From the Bible’s first chapter to its final chapter, the garden is a constant theme in the story of God’s love for this creation. It is in the garden that the man and woman are first placed, as God’s partners in the care of creation. The city of God, the New Jerusalem, the final completion of the Divine Intent, is built around a garden. And in between, gardens and plants are employed as metaphors and images of life with God. Our Lord Jesus used the images of vineyards, grapevines, fig trees, sowing and reaping to help us grasp something of what it means to live faithfully. It was in a garden that He faced his greatest struggle; it was a garden that witnessed His resurrection.
Biblical & Memory
Garden
‘Then God said, “Let the earth put forth vegetation: plants yielding seed, and fruit trees of every kind…” And it was so.’ (Genesis 1:11)
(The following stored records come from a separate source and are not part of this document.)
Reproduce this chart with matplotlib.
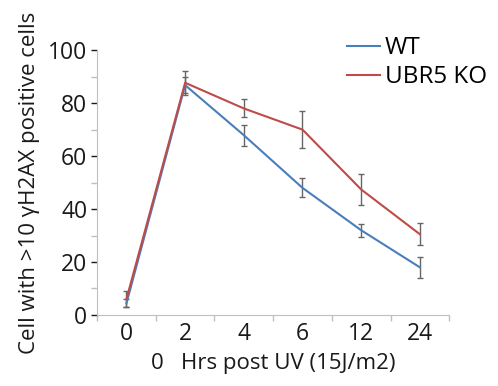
import matplotlib
matplotlib.use('Agg')
import matplotlib.pyplot as plt
import numpy as np

plt.rcParams['font.family'] = ['Open Sans', 'DejaVu Sans']

hours = ['0', '2', '4', '6', '12', '24']
wt = [4.4, 86.8, 67.9, 48.0, 32.0, 18.0]
wt_err = [1.5, 3.0, 3.9, 3.6, 2.5, 4.0]
ko = [6.0, 87.7, 78.0, 70.0, 47.4, 30.5]
ko_err = [3.0, 4.5, 3.4, 7.0, 5.8, 4.2]

fig = plt.figure(figsize=(4.98, 3.86), dpi=100)
ax = fig.add_axes([0.195, 0.184, 0.707, 0.686])

x = np.arange(len(hours))
ax.errorbar(x, wt, yerr=wt_err, fmt='none', ecolor='#666666', elinewidth=1,
            capsize=2, capthick=1, zorder=1)
ax.errorbar(x, ko, yerr=ko_err, fmt='none', ecolor='#666666', elinewidth=1,
            capsize=2, capthick=1, zorder=1)
ax.plot(x, wt, color='#4a7ebb', lw=1.5, label='WT', zorder=2)
ax.plot(x, ko, color='#be4b48', lw=1.5, label='UBR5 KO', zorder=2)

ax.set_xlim(-0.5, 5.5)
ax.set_ylim(0, 100)
ax.set_xticks(x)
ax.set_xticklabels(hours)
ax.set_xticks(np.arange(-0.5, 6, 1), minor=True)
ax.tick_params(axis='x', which='major', length=0, labelsize=16.5, pad=5, colors='#1a1a1a')
ax.tick_params(axis='x', which='minor', length=4, color='#bfbfbf', width=1)
ax.set_yticks(np.arange(0, 101, 20))
ax.set_yticks(np.arange(10, 100, 20), minor=True)
ax.tick_params(axis='y', which='both', length=4, color='#bfbfbf', width=1)
ax.tick_params(axis='y', which='major', labelsize=16.5, pad=3, colors='#1a1a1a')

for s in ['top', 'right']:
    ax.spines[s].set_visible(False)
for s in ['left', 'bottom']:
    ax.spines[s].set_color('#bfbfbf')

ax.set_xlabel('0   Hrs post UV (15J/m2)', fontsize=16, color='#1a1a1a', labelpad=5)
ax.set_ylabel('Cell with >10 γH2AX positive cells', fontsize=16, color='#1a1a1a', labelpad=6)

ax.legend(loc='upper right', bbox_to_anchor=(1.17, 1.135), frameon=False,
          fontsize=17.5, handlelength=1.35, handletextpad=0.2, labelspacing=0.2)

fig.savefig('out.png', dpi=100)
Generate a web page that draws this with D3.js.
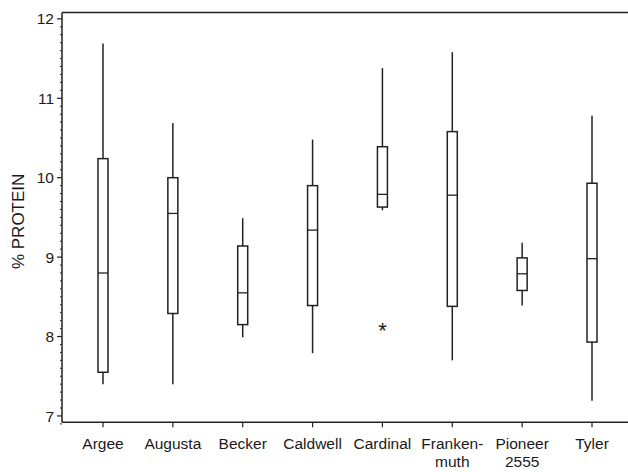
<!DOCTYPE html>
<html>
<head>
<meta charset="utf-8">
<script src="https://cdn.jsdelivr.net/npm/d3@7/dist/d3.min.js"></script>
<style>
  html, body { margin: 0; padding: 0; background: #fff; }
  svg { display: block; }
  text { font-family: "Liberation Sans", Arial, sans-serif; fill: #1a1a1a; }
</style>
</head>
<body>
<svg id="chart" width="628" height="472"></svg>
<script>
// Box plot of % protein by cultivar.
const varieties = ["Argee", "Augusta", "Becker", "Caldwell", "Cardinal", "Franken-\nmuth", "Pioneer\n2555", "Tyler"];
const whiskerLow = [7.40, 7.40, 7.99, 7.79, 9.59, 7.70, 8.39, 7.19];
const q1 = [7.55, 8.29, 8.15, 8.39, 9.63, 8.38, 8.58, 7.93];
const median = [8.80, 9.55, 8.55, 9.34, 9.79, 9.78, 8.79, 8.98];
const q3 = [10.24, 10.00, 9.14, 9.90, 10.39, 10.58, 8.99, 9.93];
const whiskerHigh = [11.69, 10.69, 9.49, 10.48, 11.38, 11.58, 9.18, 10.78];
const outliers = [{ variety: "Cardinal", value: 8.11 }];
const yTicks = [7, 8, 9, 10, 11, 12];

const W = 628, H = 472;
const plotLeft = 62, plotTop = 12.5, plotBottom = 422.3;
const ink = "#222";

const svg = d3.select("#chart");

const x = d3.scalePoint().domain(varieties).range([103, 592]);
const y = d3.scaleLinear().domain([6.92, 12.08]).range([plotBottom, plotTop]);

// Frame: left axis, top and bottom rules (no right edge).
svg.append("line").attr("x1", plotLeft).attr("x2", W).attr("y1", plotTop).attr("y2", plotTop)
  .attr("stroke", ink).attr("stroke-width", 1.5);
svg.append("line").attr("x1", plotLeft).attr("x2", W).attr("y1", plotBottom).attr("y2", plotBottom)
  .attr("stroke", ink).attr("stroke-width", 1.5);

// Y axis with major and minor ticks.
const yAxis = svg.append("g").attr("transform", `translate(${plotLeft},0)`);
yAxis.append("line").attr("x1", 0).attr("x2", 0).attr("y1", plotTop).attr("y2", plotBottom)
  .attr("stroke", ink).attr("stroke-width", 1.5);
const minor = d3.range(69, 121).map((v) => v / 10).filter((v) => !yTicks.includes(v));
yAxis.selectAll("line.minor").data(minor).join("line").attr("class", "minor")
  .attr("x1", -2).attr("x2", 0).attr("y1", (d) => y(d)).attr("y2", (d) => y(d))
  .attr("stroke", ink).attr("stroke-width", 1);
yAxis.selectAll("line.major").data(yTicks).join("line").attr("class", "major")
  .attr("x1", -5).attr("x2", 0).attr("y1", (d) => y(d)).attr("y2", (d) => y(d))
  .attr("stroke", ink).attr("stroke-width", 1.2);
yAxis.selectAll("text").data(yTicks).join("text")
  .attr("x", -8).attr("y", (d) => y(d)).attr("dy", "0.36em")
  .attr("text-anchor", "end").attr("font-size", 15.5)
  .text((d) => d);

svg.append("text")
  .attr("transform", `translate(24,${y(9.45)}) rotate(-90)`)
  .attr("text-anchor", "middle").attr("font-size", 17)
  .text("% PROTEIN");

// X axis ticks and labels.
const xAxis = svg.append("g");
xAxis.selectAll("line").data(varieties).join("line")
  .attr("x1", (d) => x(d)).attr("x2", (d) => x(d))
  .attr("y1", plotBottom).attr("y2", plotBottom + 5)
  .attr("stroke", ink).attr("stroke-width", 1.2);
xAxis.selectAll("text").data(varieties).join("text")
  .attr("x", (d) => x(d)).attr("y", 449)
  .attr("text-anchor", "middle").attr("font-size", 15.5)
  .each(function (d) {
    d.split("\n").forEach((part, i) => {
      d3.select(this).append("tspan").attr("x", x(d)).attr("dy", i ? 17.5 : 0).text(part);
    });
  });

// Boxes.
const boxW = 10;
const rows = varieties.map((v, i) => ({
  v, lo: whiskerLow[i], q1: q1[i], med: median[i], q3: q3[i], hi: whiskerHigh[i],
}));
const box = svg.append("g").selectAll("g").data(rows).join("g");
box.append("line")
  .attr("x1", (d) => x(d.v)).attr("x2", (d) => x(d.v))
  .attr("y1", (d) => y(d.hi)).attr("y2", (d) => y(d.q3))
  .attr("stroke", ink).attr("stroke-width", 1.5);
box.append("line")
  .attr("x1", (d) => x(d.v)).attr("x2", (d) => x(d.v))
  .attr("y1", (d) => y(d.q1)).attr("y2", (d) => y(d.lo))
  .attr("stroke", ink).attr("stroke-width", 1.5);
box.append("rect")
  .attr("x", (d) => x(d.v) - boxW / 2).attr("width", boxW)
  .attr("y", (d) => y(d.q3)).attr("height", (d) => y(d.q1) - y(d.q3))
  .attr("fill", "#fff").attr("stroke", ink).attr("stroke-width", 1.5);
box.append("line")
  .attr("x1", (d) => x(d.v) - boxW / 2).attr("x2", (d) => x(d.v) + boxW / 2)
  .attr("y1", (d) => y(d.med)).attr("y2", (d) => y(d.med))
  .attr("stroke", ink).attr("stroke-width", 1.3);

// Outliers.
svg.append("g").selectAll("text").data(outliers).join("text")
  .attr("x", (d) => x(d.variety)).attr("y", (d) => y(d.value))
  .attr("dy", "0.45em").attr("text-anchor", "middle").attr("font-size", 22)
  .text("*");
</script>
</body>
</html>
This garden, filled with the plants mentioned in Holy Scripture, is meant to be a place for you, a place where you may rest, or pray, or learn, or listen for the breath of God. St. Hildegard of Bingen, the 12th-Century German mystic and Benedictine nun, wrote of her visions of God’s viriditas, the ‘greening power’ of the Almighty. In her greatest work, Scivias, she quotes God’s word to her: ‘I am the breeze that nurtures all things green. I encourage blossoms to flourish with ripening fruits. I am the rain coming from the dew that causes the grasses to laugh with the joy of life.’
May your soul find laughter in the joy of life here, surrounded by the beauty of this garden – or at least a small chuckle of delight in the faithfulness and optimism of the women and men who have created this garden in the Hill Country of Texas!